Prove $\sup(f^2(x))\le(\sup(f(x))^2$ Prove $\sup(f^2(x))\le(\sup(f(x))^2$
I am assuming this is true, I could find no counter examples.
$f(x)\le\sup(f(x))$
$f^2(x)\le(\sup(f(x)))^2$ when $f(x)\ge0$
$\sup(f^2(x))\le(\sup(f(x))^2$ when $f(x)\ge0$
now I can't figure out how to prove the case when $f(x)<0$. Any Ideas?
 A: Counterexample: $f(x)=\ln(x)$ in $(0,1]$ with $$\infty=\sup\left(f^2(x)\right)\not\le\left(\sup f(x)\right)^2=0$$
A: Indeed, the opposite is true. $\sup(f)^2$ is the largest value of $f$ squared. This value will either be an infinity or $f(x)^2$ will have values arbitrarily close to $\sup(f)^2$. There also may be a negative value with larger absolute value than the supremum.

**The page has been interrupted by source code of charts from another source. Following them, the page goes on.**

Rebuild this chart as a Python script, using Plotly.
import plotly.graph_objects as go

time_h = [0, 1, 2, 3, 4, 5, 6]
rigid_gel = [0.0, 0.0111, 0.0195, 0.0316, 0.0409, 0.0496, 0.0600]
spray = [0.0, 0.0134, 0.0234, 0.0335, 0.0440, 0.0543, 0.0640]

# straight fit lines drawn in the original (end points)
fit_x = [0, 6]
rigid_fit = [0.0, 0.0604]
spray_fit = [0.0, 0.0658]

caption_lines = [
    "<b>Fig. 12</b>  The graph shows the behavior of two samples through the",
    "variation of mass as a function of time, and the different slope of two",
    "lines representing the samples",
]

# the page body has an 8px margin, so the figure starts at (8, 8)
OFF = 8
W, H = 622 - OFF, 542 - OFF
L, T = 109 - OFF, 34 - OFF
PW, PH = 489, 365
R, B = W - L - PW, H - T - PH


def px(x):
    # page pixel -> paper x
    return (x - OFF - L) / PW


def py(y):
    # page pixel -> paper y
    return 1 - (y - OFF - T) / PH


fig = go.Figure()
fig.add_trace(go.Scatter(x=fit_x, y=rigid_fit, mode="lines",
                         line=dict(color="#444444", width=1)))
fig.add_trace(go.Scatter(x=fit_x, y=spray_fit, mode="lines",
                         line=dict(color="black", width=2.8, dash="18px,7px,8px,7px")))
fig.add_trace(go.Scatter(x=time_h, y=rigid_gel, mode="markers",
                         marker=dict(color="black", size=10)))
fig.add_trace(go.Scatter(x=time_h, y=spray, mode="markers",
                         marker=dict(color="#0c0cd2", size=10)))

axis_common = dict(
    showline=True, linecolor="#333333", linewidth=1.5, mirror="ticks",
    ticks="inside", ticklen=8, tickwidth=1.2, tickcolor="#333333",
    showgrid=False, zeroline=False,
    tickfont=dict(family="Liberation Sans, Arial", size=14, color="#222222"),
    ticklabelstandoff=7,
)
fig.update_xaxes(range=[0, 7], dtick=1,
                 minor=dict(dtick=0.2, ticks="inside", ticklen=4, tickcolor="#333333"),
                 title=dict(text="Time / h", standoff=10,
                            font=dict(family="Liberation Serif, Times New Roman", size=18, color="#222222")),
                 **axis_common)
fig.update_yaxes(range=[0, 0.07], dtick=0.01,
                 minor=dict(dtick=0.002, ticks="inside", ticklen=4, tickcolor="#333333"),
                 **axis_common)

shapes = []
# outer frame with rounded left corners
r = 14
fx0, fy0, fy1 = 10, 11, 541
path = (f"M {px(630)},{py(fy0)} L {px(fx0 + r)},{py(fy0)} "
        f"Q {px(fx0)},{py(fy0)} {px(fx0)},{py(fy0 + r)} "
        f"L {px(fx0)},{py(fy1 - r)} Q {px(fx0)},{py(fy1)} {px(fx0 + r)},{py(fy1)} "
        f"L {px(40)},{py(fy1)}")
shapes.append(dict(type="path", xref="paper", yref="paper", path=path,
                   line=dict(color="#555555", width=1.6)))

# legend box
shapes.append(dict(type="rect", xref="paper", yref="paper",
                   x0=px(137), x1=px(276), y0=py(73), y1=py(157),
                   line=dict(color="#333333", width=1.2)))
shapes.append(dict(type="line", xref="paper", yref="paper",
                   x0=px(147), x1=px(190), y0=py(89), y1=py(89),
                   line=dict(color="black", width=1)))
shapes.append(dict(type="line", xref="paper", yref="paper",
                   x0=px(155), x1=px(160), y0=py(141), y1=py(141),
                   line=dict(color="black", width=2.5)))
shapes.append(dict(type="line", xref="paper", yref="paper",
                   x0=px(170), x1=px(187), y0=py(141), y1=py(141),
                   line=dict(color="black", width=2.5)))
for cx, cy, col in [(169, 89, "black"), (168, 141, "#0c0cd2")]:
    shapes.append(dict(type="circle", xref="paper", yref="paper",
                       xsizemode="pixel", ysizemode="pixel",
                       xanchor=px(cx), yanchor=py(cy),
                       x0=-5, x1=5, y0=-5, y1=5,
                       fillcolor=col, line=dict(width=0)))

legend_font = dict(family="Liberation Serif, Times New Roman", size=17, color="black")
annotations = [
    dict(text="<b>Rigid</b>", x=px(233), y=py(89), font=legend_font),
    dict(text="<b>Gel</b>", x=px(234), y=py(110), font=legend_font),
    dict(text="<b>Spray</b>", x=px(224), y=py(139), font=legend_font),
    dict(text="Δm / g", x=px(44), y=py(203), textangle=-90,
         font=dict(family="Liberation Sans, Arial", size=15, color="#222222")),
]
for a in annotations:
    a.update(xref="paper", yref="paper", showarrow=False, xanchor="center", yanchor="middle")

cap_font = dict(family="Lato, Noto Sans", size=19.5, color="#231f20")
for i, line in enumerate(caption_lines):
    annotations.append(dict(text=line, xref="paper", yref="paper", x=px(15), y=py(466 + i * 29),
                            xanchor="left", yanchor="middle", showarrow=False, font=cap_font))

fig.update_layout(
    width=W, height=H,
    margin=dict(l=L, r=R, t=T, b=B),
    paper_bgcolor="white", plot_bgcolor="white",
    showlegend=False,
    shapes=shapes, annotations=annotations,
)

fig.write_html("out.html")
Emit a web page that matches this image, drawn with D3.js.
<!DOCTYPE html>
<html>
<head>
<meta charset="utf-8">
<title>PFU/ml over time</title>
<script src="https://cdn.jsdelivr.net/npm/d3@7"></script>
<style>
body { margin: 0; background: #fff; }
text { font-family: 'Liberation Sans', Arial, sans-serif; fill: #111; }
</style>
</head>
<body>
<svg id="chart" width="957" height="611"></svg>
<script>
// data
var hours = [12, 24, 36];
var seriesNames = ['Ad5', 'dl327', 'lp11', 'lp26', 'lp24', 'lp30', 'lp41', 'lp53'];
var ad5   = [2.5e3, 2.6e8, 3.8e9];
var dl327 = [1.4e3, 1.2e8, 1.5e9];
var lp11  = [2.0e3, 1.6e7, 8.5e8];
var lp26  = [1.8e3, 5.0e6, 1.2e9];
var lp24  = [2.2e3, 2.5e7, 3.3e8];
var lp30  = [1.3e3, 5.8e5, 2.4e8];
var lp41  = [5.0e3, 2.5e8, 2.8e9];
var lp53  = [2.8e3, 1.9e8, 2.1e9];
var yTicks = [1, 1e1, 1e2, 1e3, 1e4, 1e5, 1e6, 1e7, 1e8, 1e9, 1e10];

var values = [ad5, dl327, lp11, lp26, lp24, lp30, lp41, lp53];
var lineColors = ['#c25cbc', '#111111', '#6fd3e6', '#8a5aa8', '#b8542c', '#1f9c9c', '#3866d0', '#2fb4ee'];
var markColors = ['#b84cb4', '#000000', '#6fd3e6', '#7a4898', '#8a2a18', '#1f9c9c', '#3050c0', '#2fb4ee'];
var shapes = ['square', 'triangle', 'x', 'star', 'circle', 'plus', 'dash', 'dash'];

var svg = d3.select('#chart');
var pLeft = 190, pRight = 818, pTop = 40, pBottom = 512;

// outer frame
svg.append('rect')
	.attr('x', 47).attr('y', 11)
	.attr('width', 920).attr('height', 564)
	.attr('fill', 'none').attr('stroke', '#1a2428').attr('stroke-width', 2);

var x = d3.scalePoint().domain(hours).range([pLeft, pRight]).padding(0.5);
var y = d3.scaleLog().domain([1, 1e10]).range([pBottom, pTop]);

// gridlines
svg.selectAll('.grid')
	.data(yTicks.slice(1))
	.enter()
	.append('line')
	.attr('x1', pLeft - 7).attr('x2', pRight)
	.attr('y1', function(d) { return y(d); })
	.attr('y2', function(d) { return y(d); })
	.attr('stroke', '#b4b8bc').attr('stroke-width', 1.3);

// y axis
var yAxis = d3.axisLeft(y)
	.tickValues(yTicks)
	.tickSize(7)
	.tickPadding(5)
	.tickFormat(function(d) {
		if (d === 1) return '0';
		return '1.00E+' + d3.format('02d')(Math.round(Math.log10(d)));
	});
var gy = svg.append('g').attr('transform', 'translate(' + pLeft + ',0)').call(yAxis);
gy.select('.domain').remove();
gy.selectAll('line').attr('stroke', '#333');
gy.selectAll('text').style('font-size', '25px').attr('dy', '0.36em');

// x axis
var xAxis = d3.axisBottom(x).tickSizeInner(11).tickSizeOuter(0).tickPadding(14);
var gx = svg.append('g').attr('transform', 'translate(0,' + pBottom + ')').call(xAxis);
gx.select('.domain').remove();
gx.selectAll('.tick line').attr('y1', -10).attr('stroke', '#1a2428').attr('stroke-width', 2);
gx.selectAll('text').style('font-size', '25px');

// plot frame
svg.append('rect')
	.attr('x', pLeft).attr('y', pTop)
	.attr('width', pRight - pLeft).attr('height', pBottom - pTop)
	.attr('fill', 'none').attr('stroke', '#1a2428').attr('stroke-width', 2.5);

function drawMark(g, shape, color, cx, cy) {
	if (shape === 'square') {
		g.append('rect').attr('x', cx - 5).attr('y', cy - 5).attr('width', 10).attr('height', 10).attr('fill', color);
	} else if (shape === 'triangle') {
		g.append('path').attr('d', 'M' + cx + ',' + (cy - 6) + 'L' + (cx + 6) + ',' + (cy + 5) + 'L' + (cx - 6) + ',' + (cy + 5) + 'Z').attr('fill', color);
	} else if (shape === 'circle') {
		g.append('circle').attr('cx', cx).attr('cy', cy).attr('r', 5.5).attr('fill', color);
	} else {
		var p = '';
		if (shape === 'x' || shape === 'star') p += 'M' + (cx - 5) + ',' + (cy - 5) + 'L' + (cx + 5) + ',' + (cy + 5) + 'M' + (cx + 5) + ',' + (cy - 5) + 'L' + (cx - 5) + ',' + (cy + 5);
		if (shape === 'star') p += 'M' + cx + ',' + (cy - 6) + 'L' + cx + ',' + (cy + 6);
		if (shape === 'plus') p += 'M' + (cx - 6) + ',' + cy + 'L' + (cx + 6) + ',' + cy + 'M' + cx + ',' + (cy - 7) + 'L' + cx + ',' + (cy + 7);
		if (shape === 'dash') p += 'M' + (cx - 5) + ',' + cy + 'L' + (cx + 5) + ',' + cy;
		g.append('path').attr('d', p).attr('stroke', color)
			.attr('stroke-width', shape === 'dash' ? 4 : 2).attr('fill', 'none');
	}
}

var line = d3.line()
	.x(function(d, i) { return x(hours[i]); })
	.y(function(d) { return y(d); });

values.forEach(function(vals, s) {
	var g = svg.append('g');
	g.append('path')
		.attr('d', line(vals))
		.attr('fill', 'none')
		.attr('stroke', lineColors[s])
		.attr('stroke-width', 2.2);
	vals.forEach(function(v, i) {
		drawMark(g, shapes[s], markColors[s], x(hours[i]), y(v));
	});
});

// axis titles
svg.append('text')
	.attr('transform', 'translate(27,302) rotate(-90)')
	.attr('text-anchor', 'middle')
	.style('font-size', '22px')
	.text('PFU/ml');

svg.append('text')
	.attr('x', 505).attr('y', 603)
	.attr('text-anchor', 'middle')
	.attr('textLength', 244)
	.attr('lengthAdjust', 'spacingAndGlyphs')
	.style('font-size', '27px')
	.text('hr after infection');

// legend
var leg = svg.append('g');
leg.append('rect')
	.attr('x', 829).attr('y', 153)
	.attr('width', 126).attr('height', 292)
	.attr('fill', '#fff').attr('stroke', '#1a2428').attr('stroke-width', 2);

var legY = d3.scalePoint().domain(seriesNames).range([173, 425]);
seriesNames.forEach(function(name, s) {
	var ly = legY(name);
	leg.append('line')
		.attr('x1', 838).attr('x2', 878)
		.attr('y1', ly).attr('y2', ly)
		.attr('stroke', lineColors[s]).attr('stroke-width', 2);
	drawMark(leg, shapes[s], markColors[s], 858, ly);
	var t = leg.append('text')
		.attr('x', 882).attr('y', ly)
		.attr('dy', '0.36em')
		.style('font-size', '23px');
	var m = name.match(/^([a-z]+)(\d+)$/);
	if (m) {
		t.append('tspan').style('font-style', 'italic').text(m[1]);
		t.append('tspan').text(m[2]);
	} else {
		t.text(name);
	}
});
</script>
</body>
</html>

A: Let $S = \{f(x)\}_x$, and let $S^2 = \{s^2\}_{s \in S}$.
Then $\sup S^2 = \max(\sup S, - \inf S)^2$.
Since $s^2 \le \sup S^2$, we have $(\sup S)^2 \le \sup S^2$ and $(\inf S)^2 \le \sup S^2$, so $\sup S^2 \ge \max(\sup S, - \inf S)^2$.
Since $|s| = \max(s, -s)$, we have $|s| \le \max(\sup S, -\inf S)$, and since
$x \mapsto x^2$ is increasing on $[0, \infty)$ we have
$s^2 = |s|^2 \le \max(\sup S, -\inf S)^2$. Taking the $\sup $ of the left hand side gives the desired result.
A: If $f$ is any negative values function, then the right had side is $(\sup f)^2 = \inf |f|$ and the left had side is $\sup f^2 = (\sup |f|)^2$. Hence the inequality is false as soon as $f$ is not constant.